Erfurt. Im Prozess um versuchten Mord sagen vor dem Landgericht Erfurt Kollegen und Freunde aus. Ein 24-Jähriger soll einen Radfahrer abends angefahren haben und weitergefahren sein. Der Radfahrer starb womöglich Stunden später, weil ihm keiner half.

„Ich kann mich jetzt daran nicht erinnern.“ Diesen kurzen Satz hören die Zuschauer in Saal 1.42 gestern oft, dort verhandelt die 1. Strafkammer des Erfurter Landgerichts.

Zeugen werden gehört, die zu einem Unfall aus dem Juni 2017 und den Begleitumständen befragt werden.
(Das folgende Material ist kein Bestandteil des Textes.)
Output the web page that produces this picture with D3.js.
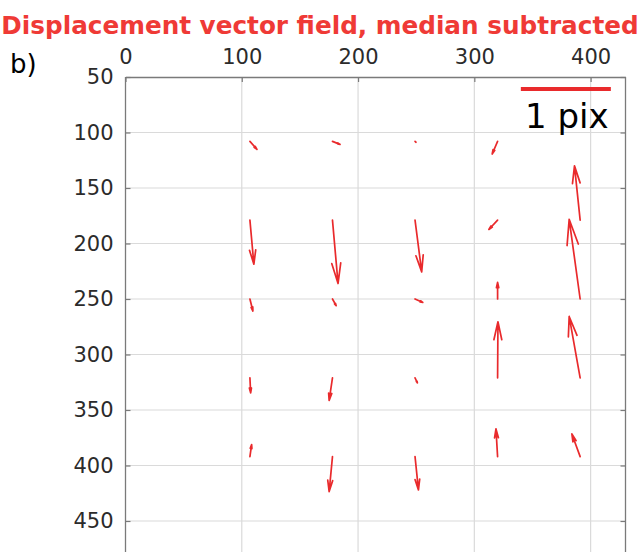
<!DOCTYPE html>
<html>
<head>
<meta charset="utf-8">
<script src="https://cdn.jsdelivr.net/npm/d3@7"></script>
<style>
  html, body { margin: 0; padding: 0; background: #fff; }
  svg { display: block; font-family: 'DejaVu Sans', sans-serif; }
</style>
</head>
<body>
<div id="chart"></div>
<script>
// grid positions (image pixels) of the vector tails
const gridX = [107, 178, 249, 320, 391];
const gridY = [108, 179, 250, 321, 392];

// displacement in pix, rows follow gridY, columns follow gridX (null = no vector)
const U = [
  [0.078, 0.084, 0.010, -0.060, null],
  [0.044, 0.062, 0.074, -0.097, -0.063],
  [0.033, 0.041, 0.086, 0.000, -0.122],
  [0.008, -0.037, 0.026, 0.004, -0.122],
  [0.019, -0.037, 0.038, -0.018, -0.092]
];
const V = [
  [0.093, 0.035, 0.010, 0.147, null],
  [0.512, 0.737, 0.602, 0.108, -0.632],
  [0.140, 0.078, 0.040, -0.194, -0.928],
  [0.175, 0.264, 0.058, -0.652, -0.714],
  [-0.140, 0.407, 0.388, -0.322, -0.264]
];

const xTicks = [0, 100, 200, 300, 400];
const yTicks = [50, 100, 150, 200, 250, 300, 350, 400, 450];

(function() {
  'use strict';

  const W = 640, H = 552;
  const left = 125.5, right = 625.5, top = 77;
  const arrowScale = 77.4;   // data units per 1 pix
  const red = '#e92a2c';

  const svg = d3.select('#chart')
    .append('svg')
    .attr('width', W)
    .attr('height', H);

  // scales (y runs down, plot continues below the window)
  const x = d3.scaleLinear().domain([0, 430]).range([left, right]);
  const y = d3.scaleLinear().domain([50, 500]).range([top, top + 450 * 1.11]);
  const bottom = y(500);

  // grid lines
  svg.append('g')
    .selectAll('line')
    .data(xTicks.slice(1))
    .enter()
    .append('line')
    .attr('x1', d => x(d)).attr('x2', d => x(d))
    .attr('y1', top).attr('y2', bottom)
    .attr('stroke', '#dadada')
    .attr('stroke-width', 1.2);

  svg.append('g')
    .selectAll('line')
    .data(yTicks.slice(1))
    .enter()
    .append('line')
    .attr('x1', left).attr('x2', right)
    .attr('y1', d => y(d)).attr('y2', d => y(d))
    .attr('stroke', '#dadada')
    .attr('stroke-width', 1.2);

  // axes (ticks inside)
  const axisColor = '#7a7a7a';
  const styleAxis = g => {
    g.select('.domain').attr('stroke', axisColor).attr('stroke-width', 1.3);
    g.selectAll('.tick line').attr('stroke', axisColor).attr('stroke-width', 1.2);
    g.selectAll('text')
      .attr('font-size', '21px')
      .attr('font-family', 'DejaVu Sans, sans-serif')
      .attr('fill', '#2b2b2b');
  };

  svg.append('g')
    .attr('transform', `translate(0,${top})`)
    .call(d3.axisTop(x).tickValues(xTicks).tickSizeInner(-5).tickSizeOuter(0).tickPadding(13))
    .call(styleAxis);

  svg.append('g')
    .attr('transform', `translate(${left},0)`)
    .call(d3.axisLeft(y).tickValues(yTicks).tickSizeInner(-5).tickSizeOuter(0).tickPadding(12))
    .call(styleAxis);

  svg.append('g')
    .attr('transform', `translate(${right},0)`)
    .call(d3.axisRight(y).tickValues(yTicks).tickSizeInner(-5).tickSizeOuter(0).tickFormat(''))
    .call(styleAxis);

  // extend the side axes past the window bottom
  svg.selectAll('.domain').filter((d, i) => i > 0)
    .attr('d', null);
  [left, right].forEach(px => {
    svg.append('line')
      .attr('x1', px).attr('x2', px)
      .attr('y1', top).attr('y2', bottom)
      .attr('stroke', axisColor)
      .attr('stroke-width', 1.3);
  });

  // build vectors in screen space
  const vectors = [];
  gridY.forEach((gy, r) => {
    gridX.forEach((gx, c) => {
      if (U[r][c] === null) return;
      const x0 = x(gx), y0 = y(gy);
      const x1 = x(gx + U[r][c] * arrowScale);
      const y1 = y(gy + V[r][c] * arrowScale);
      vectors.push({ x0, y0, x1, y1 });
    });
  });

  // quiver style arrow: shaft + two head wings
  const alpha = 0.32, beta = 0.22;
  const arrowPath = d => {
    const du = d.x1 - d.x0, dv = d.y1 - d.y0;
    const w1x = d.x1 - alpha * (du + beta * dv);
    const w1y = d.y1 - alpha * (dv - beta * du);
    const w2x = d.x1 - alpha * (du - beta * dv);
    const w2y = d.y1 - alpha * (dv + beta * du);
    return `M${d.x0},${d.y0}L${d.x1},${d.y1}M${w1x},${w1y}L${d.x1},${d.y1}L${w2x},${w2y}`;
  };

  svg.append('g')
    .selectAll('path')
    .data(vectors)
    .enter()
    .append('path')
    .attr('d', arrowPath)
    .attr('fill', 'none')
    .attr('stroke', red)
    .attr('stroke-width', 1.7)
    .attr('stroke-linejoin', 'round')
    .attr('stroke-linecap', 'round');

  // scale bar: 1 pix
  const barX = 340;
  svg.append('line')
    .attr('x1', x(barX)).attr('x2', x(barX + arrowScale))
    .attr('y1', 89).attr('y2', 89)
    .attr('stroke', red)
    .attr('stroke-width', 4);

  svg.append('text')
    .attr('x', 525)
    .attr('y', 128)
    .attr('font-size', '34px')
    .attr('fill', '#000')
    .text('1 pix');

  // title and panel label
  svg.append('text')
    .attr('x', 320)
    .attr('y', 34)
    .attr('text-anchor', 'middle')
    .attr('font-size', '24.7px')
    .attr('font-weight', 'bold')
    .attr('fill', '#ef3a36')
    .text('Displacement vector field, median subtracted');

  svg.append('text')
    .attr('x', 10)
    .attr('y', 73)
    .attr('font-size', '26px')
    .attr('fill', '#000')
    .text('b)');
})();
</script>
</body>
</html>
Es sind Freunde beziehungsweise Bekannte von Felix K. Oder seine Kollegen, die wie er in der Fleischerei des Vaters in dem kleinen Ort im Weimarer Land arbeiten.
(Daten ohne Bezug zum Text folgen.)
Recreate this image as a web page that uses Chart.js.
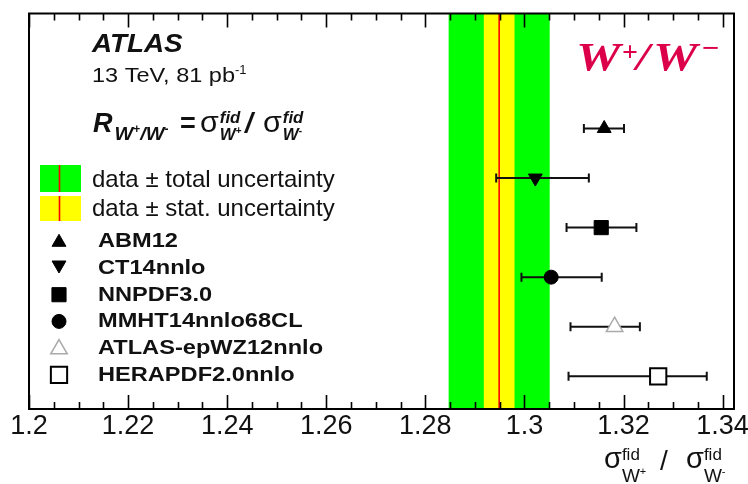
<!DOCTYPE html>
<html>
<head>
<meta charset="utf-8">
<title>W+/W- fiducial cross-section ratio</title>
<script src="https://cdn.jsdelivr.net/npm/chart.js@4.4.0/dist/chart.umd.min.js"></script>
<style>
  html, body { margin: 0; padding: 0; background: #fff; }
  canvas { display: block; }
</style>
</head>
<body>
<canvas id="ratio" width="748" height="484"></canvas>
<script>
// ---- measurement and predictions ----
const models = ['ABM12', 'CT14nnlo', 'NNPDF3.0', 'MMHT14nnlo68CL', 'ATLAS-epWZ12nnlo', 'HERAPDF2.0nnlo'];
const modelRatio = [1.3161, 1.3022, 1.3155, 1.3054, 1.3182, 1.3270];
const modelErrLow = [1.3120, 1.2943, 1.3085, 1.2994, 1.3093, 1.3089];
const modelErrHigh = [1.3201, 1.3130, 1.3226, 1.3156, 1.3233, 1.3368];

const dataRatio = 1.2949;
const dataStat = 0.0031;
const dataTotal = 0.0102;

const xTickValues = [1.2, 1.22, 1.24, 1.26, 1.28, 1.3, 1.32, 1.34];
const xTickLabels = ['1.2', '1.22', '1.24', '1.26', '1.28', '1.3', '1.32', '1.34'];

const SANS = '"Liberation Sans", Arial, sans-serif';
const SERIF = '"Liberation Serif", "Times New Roman", serif';
const INK = '#111';

// marker look for each model, same order as models
const markers = [
  { style: 'triangle', rot: 0,   r: 8,    fill: '#000', line: '#000', lw: 1 },
  { style: 'triangle', rot: 180, r: 8,    fill: '#000', line: '#000', lw: 1 },
  { style: 'rect',     rot: 0,   r: 10,   fill: '#000', line: '#000', lw: 1 },
  { style: 'circle',   rot: 0,   r: 7,    fill: '#000', line: '#000', lw: 1 },
  { style: 'triangle', rot: 0,   r: 9.5,  fill: '#fff', line: '#aaa', lw: 1.5 },
  { style: 'rect',     rot: 0,   r: 11.5, fill: '#fff', line: '#000', lw: 2 }
];

// minor ticks every 0.005, majors every 0.02
const minorTicks = [];
for (let k = 0; k <= 28; k++) minorTicks.push(+(1.2 + k * 0.005).toFixed(3));

function put(ctx, str, x, y, font, sx = 1, color = INK) {
  ctx.save();
  ctx.font = font;
  ctx.fillStyle = color;
  ctx.textBaseline = 'alphabetic';
  ctx.textAlign = 'left';
  ctx.translate(x, y);
  ctx.scale(sx, 1);
  ctx.fillText(str, 0, 0);
  const w = ctx.measureText(str).width * sx;
  ctx.restore();
  return x + w;
}

// sigma with stacked "fid" superscript and W± subscript
function sigma(ctx, x, base, o) {
  const e = put(ctx, 'σ', x, base, o.sigFont, o.sx);
  const a = put(ctx, 'fid', e + o.gap, base - o.up, o.supFont, o.sx);
  const w = put(ctx, 'W', e + o.gap, base + o.down, o.subFont, o.sx);
  const b = put(ctx, o.sign, w, base + o.down - o.signUp, o.signFont, 1);
  return Math.max(a, b);
}

function marker(ctx, m, x, y) {
  ctx.save();
  ctx.fillStyle = m.fill;
  ctx.strokeStyle = m.line;
  ctx.lineWidth = m.lw;
  Chart.helpers.drawPoint(ctx, { pointStyle: m.style, radius: m.r, rotation: m.rot, borderWidth: m.lw }, x, y);
  ctx.restore();
}

// data bands behind everything, then the model error bars
const bands = {
  id: 'bands',
  beforeDatasetsDraw(chart) {
    const { ctx, chartArea: a, scales: { x, y } } = chart;
    const px = v => x.getPixelForValue(v);
    ctx.save();
    ctx.fillStyle = '#00ff00';
    ctx.fillRect(px(dataRatio - dataTotal), a.top, px(dataRatio + dataTotal) - px(dataRatio - dataTotal), a.bottom - a.top);
    ctx.fillStyle = '#ffff00';
    ctx.fillRect(px(dataRatio - dataStat), a.top, px(dataRatio + dataStat) - px(dataRatio - dataStat), a.bottom - a.top);
    ctx.strokeStyle = '#ff0000';
    ctx.lineWidth = 1.6;
    ctx.beginPath();
    ctx.moveTo(px(dataRatio), a.top);
    ctx.lineTo(px(dataRatio), a.bottom);
    ctx.stroke();

    ctx.strokeStyle = INK;
    ctx.lineWidth = 2;
    models.forEach((m, i) => {
      const yy = y.getPixelForValue(i);
      const x0 = px(modelErrLow[i]), x1 = px(modelErrHigh[i]);
      ctx.beginPath();
      ctx.moveTo(x0, yy); ctx.lineTo(x1, yy);
      ctx.moveTo(x0, yy - 4.5); ctx.lineTo(x0, yy + 4.5);
      ctx.moveTo(x1, yy - 4.5); ctx.lineTo(x1, yy + 4.5);
      ctx.stroke();
    });
    ctx.restore();
  }
};

// frame with inward ticks on top and bottom
const frame = {
  id: 'frame',
  afterDatasetsDraw(chart) {
    const { ctx, chartArea: a, scales: { x } } = chart;
    ctx.save();
    ctx.strokeStyle = '#000';
    ctx.lineWidth = 1.6;
    ctx.beginPath();
    minorTicks.forEach((v, k) => {
      const xx = Math.round(x.getPixelForValue(v)) + 0.5;
      const len = k % 4 === 0 ? 14 : 7;
      ctx.moveTo(xx, a.bottom); ctx.lineTo(xx, a.bottom - len);
      ctx.moveTo(xx, a.top); ctx.lineTo(xx, a.top + len);
    });
    ctx.stroke();
    ctx.lineWidth = 2;
    ctx.strokeRect(a.left, a.top, a.right - a.left, a.bottom - a.top);
    ctx.restore();
  }
};

// labels, legend and axis title
const texts = {
  id: 'texts',
  afterDraw(chart) {
    const ctx = chart.ctx;

    put(ctx, 'ATLAS', 92, 52, 'italic bold 26px ' + SANS, 1.07);
    let e = put(ctx, '13 TeV, 81 pb', 92, 81.5, '21px ' + SANS, 1.12);
    put(ctx, '-1', e, 74, '13px ' + SANS);

    e = put(ctx, 'R', 93, 131.5, 'italic bold 27px ' + SANS);
    e = put(ctx, 'W', e + 2, 140, 'italic bold 18px ' + SANS, 1.1);
    e = put(ctx, '+', e, 133, 'bold 12px ' + SANS);
    e = put(ctx, '/W', e, 140, 'italic bold 18px ' + SANS, 1.1);
    put(ctx, '-', e, 133, 'bold 12px ' + SANS);
    put(ctx, '=', 180, 131.5, 'bold 27px ' + SANS);
    const rs = {
      sigFont: '29px ' + SANS, supFont: 'italic bold 16px ' + SANS, subFont: 'italic bold 16px ' + SANS,
      signFont: 'bold 10px ' + SANS, sx: 1.05, gap: 1, up: 9, down: 8, signUp: 6
    };
    sigma(ctx, 200, 131.5, Object.assign({ sign: '+' }, rs));
    put(ctx, '/', 245, 132, 'italic bold 28px ' + SANS);
    sigma(ctx, 263, 131.5, Object.assign({ sign: '-' }, rs));

    // legend: data bands
    ctx.fillStyle = '#00ff00';
    ctx.fillRect(40, 165, 41, 27);
    ctx.fillStyle = '#ffff00';
    ctx.fillRect(40, 196, 41, 25);
    ctx.strokeStyle = '#ff0000';
    ctx.lineWidth = 1.6;
    ctx.beginPath();
    ctx.moveTo(59.5, 165); ctx.lineTo(59.5, 192);
    ctx.moveTo(59.5, 196); ctx.lineTo(59.5, 221);
    ctx.stroke();
    put(ctx, 'data ± total uncertainty', 92, 187, '24px ' + SANS);
    put(ctx, 'data ± stat. uncertainty', 92, 215.5, '24px ' + SANS);

    // legend: predictions
    models.forEach((name, i) => {
      const base = 247.3 + i * 26.7;
      marker(ctx, markers[i], 59, base - 6 + (markers[i].rot ? -3 : 0) + (i === 0 || i === 4 ? 1 : 0));
      put(ctx, name, 98, base, 'bold 20px ' + SANS, 1.18);
    });

    // process label
    const red = '#dc004b';
    put(ctx, 'W', 576, 70, 'italic bold 41px ' + SERIF, 1.22, red);
    put(ctx, '+', 622, 61, 'bold 28px ' + SERIF, 1, red);
    put(ctx, '/', 636, 70, 'italic bold 41px ' + SERIF, 1.2, red);
    put(ctx, 'W', 653, 70, 'italic bold 41px ' + SERIF, 1.22, red);
    put(ctx, '\u2212', 702, 57, 'bold 28px ' + SERIF, 1.1, red);

    // x-axis title
    const ax = {
      sigFont: '29px ' + SANS, supFont: '17px ' + SANS, subFont: '19px ' + SANS,
      signFont: '11px ' + SANS, sx: 1, gap: 0, up: 8, down: 14, signUp: 7
    };
    sigma(ctx, 604, 468, Object.assign({ sign: '+' }, ax));
    put(ctx, '/', 660, 470, '28px ' + SANS);
    sigma(ctx, 686, 468, Object.assign({ sign: '-' }, ax));
  }
};

new Chart(document.getElementById('ratio'), {
  type: 'scatter',
  data: {
    datasets: [{
      label: 'predictions',
      data: models.map((m, i) => ({ x: modelRatio[i], y: i })),
      pointStyle: markers.map(m => m.style),
      rotation: markers.map(m => m.rot),
      radius: markers.map(m => m.r),
      backgroundColor: markers.map(m => m.fill),
      borderColor: markers.map(m => m.line),
      borderWidth: markers.map(m => m.lw)
    }]
  },
  options: {
    responsive: false,
    animation: false,
    events: [],
    layout: { padding: { left: 29, right: 14, top: 13, bottom: 0 } },
    plugins: { legend: { display: false }, tooltip: { enabled: false } },
    scales: {
      x: {
        type: 'linear',
        min: 1.2,
        max: 1.3423,
        grid: { display: false, drawTicks: false },
        border: { display: false },
        afterBuildTicks: s => { s.ticks = minorTicks.map(v => ({ value: v })); },
        afterFit: s => { s.height = 75; s.paddingLeft = 0; s.paddingRight = 0; },
        ticks: {
          autoSkip: false,
          maxRotation: 0,
          padding: 1,
          color: INK,
          font: { family: SANS, size: 27 },
          callback: v => {
            const j = xTickValues.findIndex(t => Math.abs(t - v) < 1e-6);
            return j >= 0 ? xTickLabels[j] : '';
          }
        }
      },
      y: { type: 'linear', reverse: true, min: -2.32, max: 5.66, display: false }
    }
  },
  plugins: [bands, frame, texts]
});
</script>
</body>
</html>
Das Schwurgericht ist mit diesem ungewöhnlichen Fall deshalb befasst, weil die Erfurter Staatsanwaltschaft „versuchten Mord“ angeklagt hat. Felix K. soll mit dem Firmenwagen der elterlichen Fleischerei im Juni 2017 einen Radfahrer abends angefahren haben und anschließend weitergefahren sein. Der Radfahrer hat möglicherweise mehrere Stunden um sein Leben gekämpft, bevor er starb.

Was hat Felix K. zu den Vorfällen an dem Abend erzählt? Ein Freund sagt, dass K. ihm gegenüber den Unfall mit dem Transporter zugegeben habe. Bei hartnäckigerem Nachfragen erinnert er sich dann aber nicht mehr, ob er die Informationen nicht doch aus den Medien bekommen habe – die Kammer lässt seine Aussage deshalb wörtlich protokollieren.
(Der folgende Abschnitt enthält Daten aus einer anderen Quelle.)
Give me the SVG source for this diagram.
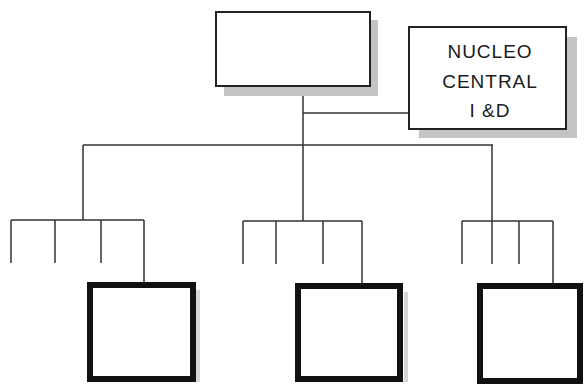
<svg xmlns="http://www.w3.org/2000/svg" width="584" height="386" viewBox="0 0 584 386">
<style>
.shadow{fill:#c4c4c4;stroke:none}
.fshadow{fill:#d6d6d6;stroke:none}
.box{fill:#fff;stroke:#222;stroke-width:2}
.thick{fill:#fff;stroke:#111;stroke-width:6}
.lines path{fill:none;stroke:#333;stroke-width:1.5}
.label{font-family:"Liberation Sans",Arial,sans-serif;font-size:19px;letter-spacing:1px;fill:#1a1a1a;text-anchor:middle}
</style>
<rect width="584" height="386" fill="#fff"/>
<g id="connectors" class="lines">
<path d="M303 86V221"/>
<path d="M303 113H409"/>
<path d="M83 145H493"/>
<path d="M83 145V220M11 220H144M11 220V263M55 220V263M101 220V263M144 220V283"/>
<path d="M243 221H362M243 221V264M276 221V264M323 221V264M362 221V284"/>
<path d="M492 145V264M462 221H553M462 221V264M519 221V264M553 221V284"/>
</g>
<g id="top">
<rect class="shadow" x="224" y="20" width="154" height="76"/>
<rect class="box" x="216" y="12" width="154" height="74"/>
</g>
<g id="nucleo">
<rect class="shadow" x="419" y="37" width="158" height="101"/>
<rect class="box" x="409" y="27" width="157" height="102"/>
<text class="label" x="490" y="58">NUCLEO</text>
<text class="label" x="490" y="88">CENTRAL</text>
<text class="label" x="490" y="117">I &amp;D</text>
</g>
<g id="unit1">
<rect class="fshadow" x="196" y="290" width="4" height="92"/>
<rect class="thick" x="90" y="285" width="103" height="94"/>
</g>
<g id="unit2">
<rect class="fshadow" x="404" y="292" width="4" height="90"/>
<rect class="thick" x="298" y="286" width="102" height="93"/>
</g>
<g id="unit3">
<rect class="thick" x="480" y="286" width="100" height="95"/>
</g>
</svg>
Nach Fahrerflucht des versuchten Mordes angeklagt: Erschütternde Details

Ein anderer Bekannter, von dessen Nummer aus die Polizei informiert worden war, will sich nicht mehr daran erinnern, dass er überhaupt jemals die Polizeibeamten angerufen hat.

Nicht anders wird es, als zwei Mitarbeiter und drei Verkäuferinnen der Metzgerei im Zeugenstand befragt werden. Sie wechseln wahlweise Erinnerungslücken mit Sätzen ab, wie „Da hab ich mich immer rausgehalten“ und verwickeln sich dabei mehr denn je in Widersprüche darüber, was denn der Angeklagte ihnen gegenüber nun gesagt habe oder wie er aufgetreten sei an jenem Morgen. Dass führte so weit, dass zwei Verkäuferinnen sogar behaupteten, dass kein Kunde im Laden gewesen wäre, als der KfZ-Meister des Ortes den Schlüssel des Wagens wieder gebracht hatte und die mit den Worten „Der Wagen war nie bei mir“ übergeben haben soll.

Eben jene Szene hatte aber ein Kunde beobachtet und daraufhin die Polizei gerufen, weil er sich in Verbindung mit der Berichterstattung über den Unfall einen Reim darauf gemacht hat, dass es sich bei dem übergebenen Fahrzeug um den Unfallwagen handeln könnte – das war für die Polizei der entscheidende Hinweis, der zum mutmaßlichen Unfallfahrzeug und damit auch zum Angeklagten führte.